I recently spoke about hospitality and welcome at our Trinity Joint Benefice Service, and it seemed appropriate to summarise what I said there in this space.
The famous icon, by Andrei Rublev, goes by two titles. Western Christians call it 'The Old Testament Trinity'. Eastern Christians call it 'The Hospitality of Abraham.' The Old Testament story it depicts is Genesis 18 when three angelic beings visit Abraham, who speak and act as one in the story, and so later, Christians saw this story as a foreshadowing of the Trinity, and the relationship at the heart of the Trinity. Three separate persons, but one God, acting and speaking as one. The icon's two titles lead us nicely into thinking both about what the Trinity teaches us about relationship and oneness, but also what it tells us about hospitality - which is key to what relationship is so often about.

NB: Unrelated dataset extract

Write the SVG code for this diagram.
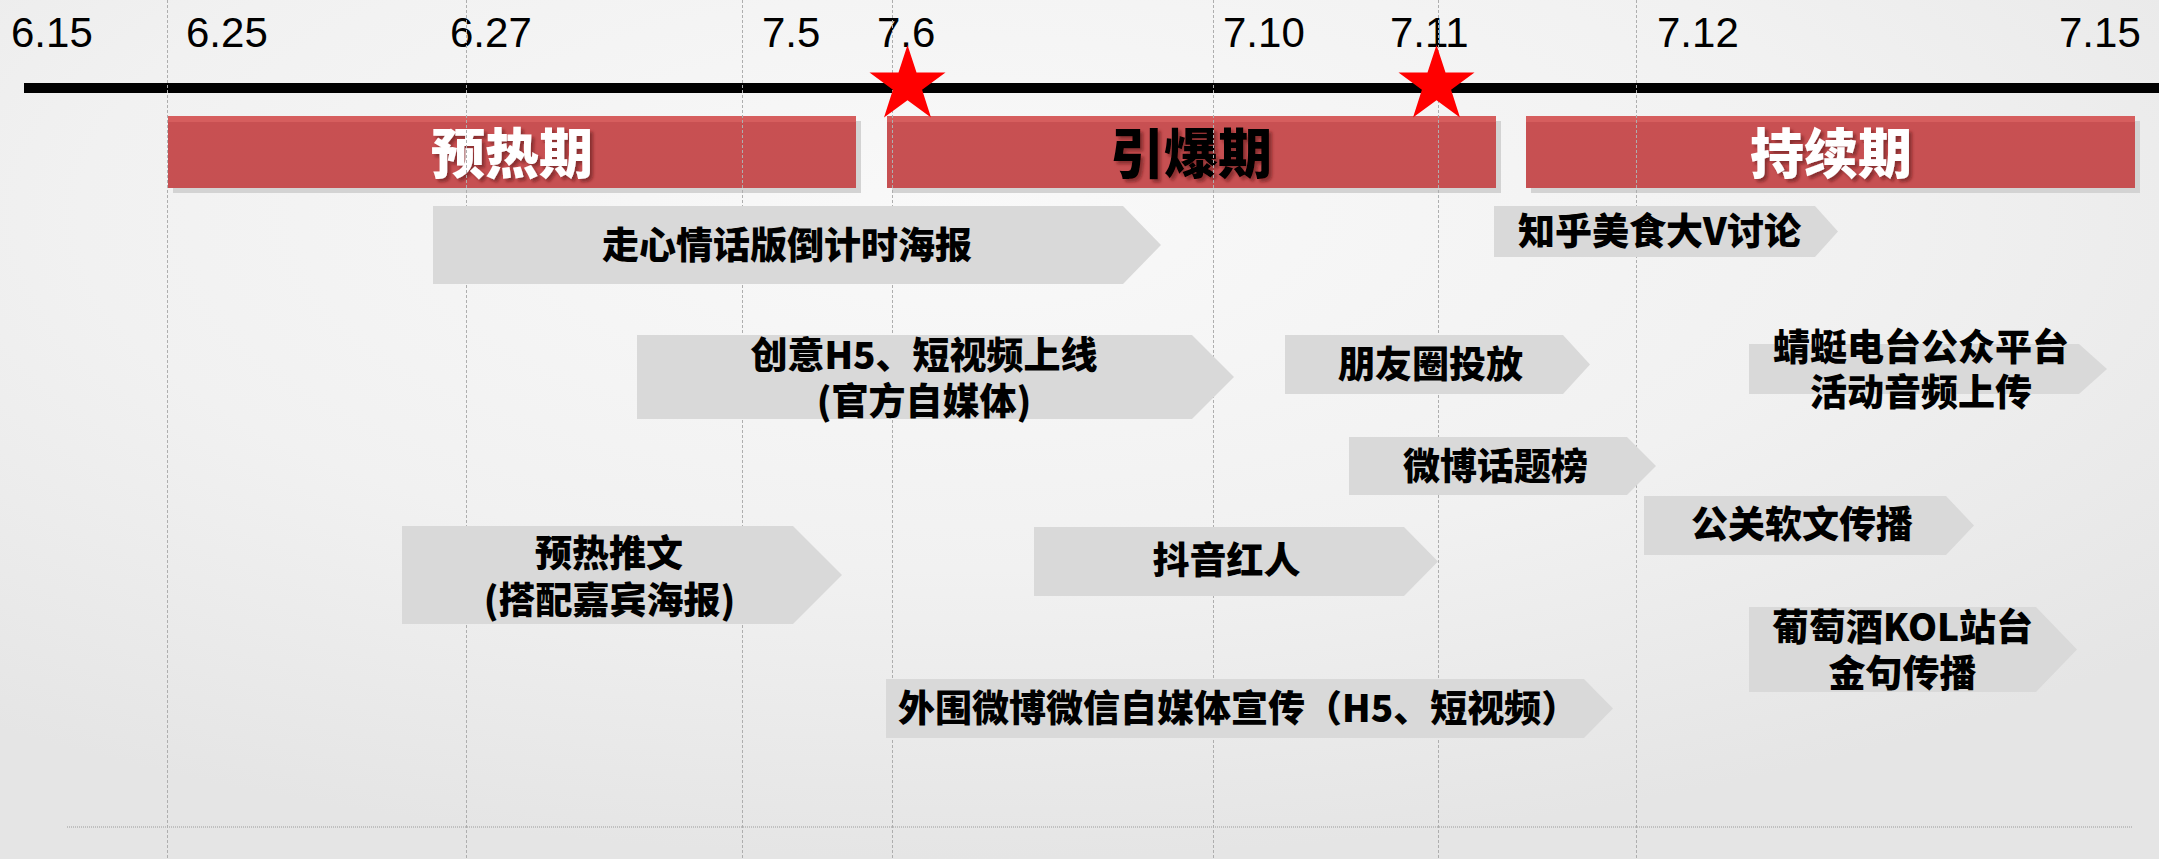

Today we have a western understanding of hospitality as entertaining family and friends. But hospitality to ancient middle Eastern cultures is very different. It is always about hospitality to the stranger. In the New Testament the Greek word translated 'hospitality' is the word 'philo-xenia' which means 'one who loves strangers'. Provision is seen as a basic human need, and so it becomes the moral duty to provide food and shelter to the stranger because it is our moral obligation to God. When Abraham has visitors turn up, he is morally obliged to provide hospitality. To refuse hospitality is to reject God. To show hospitality is to welcome God.